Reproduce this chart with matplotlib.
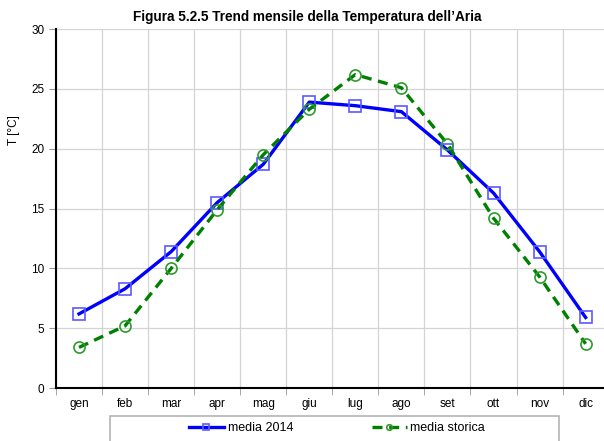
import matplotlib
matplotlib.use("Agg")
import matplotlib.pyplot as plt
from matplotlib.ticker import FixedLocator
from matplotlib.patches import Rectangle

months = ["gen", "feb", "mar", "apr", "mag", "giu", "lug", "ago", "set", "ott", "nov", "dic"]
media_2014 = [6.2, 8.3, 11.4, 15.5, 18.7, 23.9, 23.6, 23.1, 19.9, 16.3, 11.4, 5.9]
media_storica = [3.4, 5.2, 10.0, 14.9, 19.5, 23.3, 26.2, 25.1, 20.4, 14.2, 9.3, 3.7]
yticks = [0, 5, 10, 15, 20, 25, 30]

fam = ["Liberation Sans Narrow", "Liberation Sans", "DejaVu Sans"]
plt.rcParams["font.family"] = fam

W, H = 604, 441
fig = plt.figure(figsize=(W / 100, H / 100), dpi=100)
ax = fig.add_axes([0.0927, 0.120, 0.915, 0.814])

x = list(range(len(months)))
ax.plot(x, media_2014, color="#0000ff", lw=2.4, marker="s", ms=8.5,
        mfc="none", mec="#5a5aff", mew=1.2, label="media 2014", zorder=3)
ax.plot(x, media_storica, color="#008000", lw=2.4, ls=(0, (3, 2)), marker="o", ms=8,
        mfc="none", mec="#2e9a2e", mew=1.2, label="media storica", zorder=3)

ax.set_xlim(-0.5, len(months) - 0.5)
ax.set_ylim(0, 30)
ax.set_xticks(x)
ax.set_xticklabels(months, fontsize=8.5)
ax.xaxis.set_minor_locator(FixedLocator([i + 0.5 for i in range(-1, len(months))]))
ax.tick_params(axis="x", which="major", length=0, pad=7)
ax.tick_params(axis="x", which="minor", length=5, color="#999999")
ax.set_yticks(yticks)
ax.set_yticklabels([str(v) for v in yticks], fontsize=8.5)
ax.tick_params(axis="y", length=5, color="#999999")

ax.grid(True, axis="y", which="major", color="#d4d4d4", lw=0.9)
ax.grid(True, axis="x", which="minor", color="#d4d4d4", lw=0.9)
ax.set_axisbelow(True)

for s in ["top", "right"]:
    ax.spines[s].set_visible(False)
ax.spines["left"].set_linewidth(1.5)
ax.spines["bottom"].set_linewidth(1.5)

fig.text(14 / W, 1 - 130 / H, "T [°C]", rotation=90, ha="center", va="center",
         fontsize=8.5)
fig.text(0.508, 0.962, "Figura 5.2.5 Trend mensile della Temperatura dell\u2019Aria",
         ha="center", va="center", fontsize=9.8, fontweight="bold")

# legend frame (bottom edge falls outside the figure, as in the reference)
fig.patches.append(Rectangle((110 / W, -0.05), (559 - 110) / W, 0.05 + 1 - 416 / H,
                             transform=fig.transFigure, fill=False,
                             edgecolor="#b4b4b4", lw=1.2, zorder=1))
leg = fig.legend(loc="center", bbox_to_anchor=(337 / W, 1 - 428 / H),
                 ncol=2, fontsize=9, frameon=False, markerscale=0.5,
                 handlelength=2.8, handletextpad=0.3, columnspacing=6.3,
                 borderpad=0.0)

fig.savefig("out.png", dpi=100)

########

Exercise requirements: Reproduce all of the material exactly, apart from the pictures.

Response to this exercise:
Reproduce this chart with matplotlib.
import matplotlib
matplotlib.use("Agg")
import matplotlib.pyplot as plt
from matplotlib.ticker import FixedLocator
from matplotlib.patches import Rectangle

months = ["gen", "feb", "mar", "apr", "mag", "giu", "lug", "ago", "set", "ott", "nov", "dic"]
media_2014 = [6.2, 8.3, 11.4, 15.5, 18.7, 23.9, 23.6, 23.1, 19.9, 16.3, 11.4, 5.9]
media_storica = [3.4, 5.2, 10.0, 14.9, 19.5, 23.3, 26.2, 25.1, 20.4, 14.2, 9.3, 3.7]
yticks = [0, 5, 10, 15, 20, 25, 30]

fam = ["Liberation Sans Narrow", "Liberation Sans", "DejaVu Sans"]
plt.rcParams["font.family"] = fam

W, H = 604, 441
fig = plt.figure(figsize=(W / 100, H / 100), dpi=100)
ax = fig.add_axes([0.0927, 0.120, 0.915, 0.814])

x = list(range(len(months)))
ax.plot(x, media_2014, color="#0000ff", lw=2.4, marker="s", ms=8.5,
        mfc="none", mec="#5a5aff", mew=1.2, label="media 2014", zorder=3)
ax.plot(x, media_storica, color="#008000", lw=2.4, ls=(0, (3, 2)), marker="o", ms=8,
        mfc="none", mec="#2e9a2e", mew=1.2, label="media storica", zorder=3)

ax.set_xlim(-0.5, len(months) - 0.5)
ax.set_ylim(0, 30)
ax.set_xticks(x)
ax.set_xticklabels(months, fontsize=8.5)
ax.xaxis.set_minor_locator(FixedLocator([i + 0.5 for i in range(-1, len(months))]))
ax.tick_params(axis="x", which="major", length=0, pad=7)
ax.tick_params(axis="x", which="minor", length=5, color="#999999")
ax.set_yticks(yticks)
ax.set_yticklabels([str(v) for v in yticks], fontsize=8.5)
ax.tick_params(axis="y", length=5, color="#999999")

ax.grid(True, axis="y", which="major", color="#d4d4d4", lw=0.9)
ax.grid(True, axis="x", which="minor", color="#d4d4d4", lw=0.9)
ax.set_axisbelow(True)

for s in ["top", "right"]:
    ax.spines[s].set_visible(False)
ax.spines["left"].set_linewidth(1.5)
ax.spines["bottom"].set_linewidth(1.5)

fig.text(14 / W, 1 - 130 / H, "T [°C]", rotation=90, ha="center", va="center",
         fontsize=8.5)
fig.text(0.508, 0.962, "Figura 5.2.5 Trend mensile della Temperatura dell\u2019Aria",
         ha="center", va="center", fontsize=9.8, fontweight="bold")

# legend frame (bottom edge falls outside the figure, as in the reference)
fig.patches.append(Rectangle((110 / W, -0.05), (559 - 110) / W, 0.05 + 1 - 416 / H,
                             transform=fig.transFigure, fill=False,
                             edgecolor="#b4b4b4", lw=1.2, zorder=1))
leg = fig.legend(loc="center", bbox_to_anchor=(337 / W, 1 - 428 / H),
                 ncol=2, fontsize=9, frameon=False, markerscale=0.5,
                 handlelength=2.8, handletextpad=0.3, columnspacing=6.3,
                 borderpad=0.0)

fig.savefig("out.png", dpi=100)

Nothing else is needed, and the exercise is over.